Tonight, a guest blog from my husband:

 
I may be dating myself but I vividly remember hearing Chick Corea’s Return to Forever band play a set in Boston in the early 1970’s. I was in medical school at the time, but that didn’t stop me from scraping together the ticket money to hear the group do some of my all-time favorites like Spain and Crystal Silence. In the 1980’s Return to Forever was re-configured as a jazz rock group with Chick playing synthesizers instead of the acoustic piano. I was particularly fond of the Romantic Warrior album which I listened to on my way to the hospital as a young physician. In 2011 the band was resurrected for a world tour. Although I didn’t get to see the live concert, I enjoyed the YouTube videos. Listening to this music again was magical, and brought me back to the earlier days of my medical career. Like déjà vu all over again, so to speak.
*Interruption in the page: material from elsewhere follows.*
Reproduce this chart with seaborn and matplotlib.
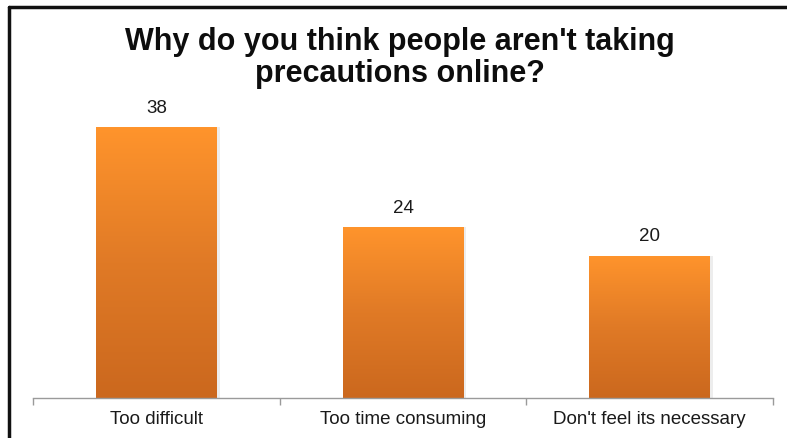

This past week I’ve had another “Return to Forever”experience. It happened when I entered a skilled nursing facility where my father-in-law was staying to recuperate after cardiac surgery. Here’s what I noticed: the name of the facility is the Goldberg Center and the first patient room I came to was occupied by Gussie and Sadie Schwartz, one of whom was screaming “I’ve got a sore somewhere! Get me out of here!” Instantly, I was transported back in time to the decade or so I spent as a young doctor at Boston’s Beth Israel Hospital. Some of you may know this as the “House of God”, the title of an (in)famous book about the mostly funny and sometimes outrageous fictitious exploits of the young doctors in training there. Our present day Gussie and Sadie would have felt right at home there in the House of God.

While I was an intern at the House of God I had my own outrageous exploits which (thank God!) did not make it into the book. My favorite involved an elderly man who was brought by his wife to the ER late one night with chest pain. When I told him that the diagnosis was a heart attack, his wife shrieked and clutched her chest. She, too, was having a heart attack, and like her husband was admitted to the Coronary Care Unit, where they ended up sharing the same room. The following morning as I entered the Unit I found the staff standing in front of their room not reviewing their cardiac status as expected, but laughing uncontrollably and pointing at the name plate on the door. It read “Ike and Tina Weiner” (I swear).

The House of God had a serious role in my life, too. It’s where I met my wife, and where my children were born. Recently, our daughter learned that she will be a resident in medicine there. My wife and I are thrilled by this. We hope her experience there is as meaningful for her, as it was for us. Now, let’s see if she can top the “Ike and Tina” story.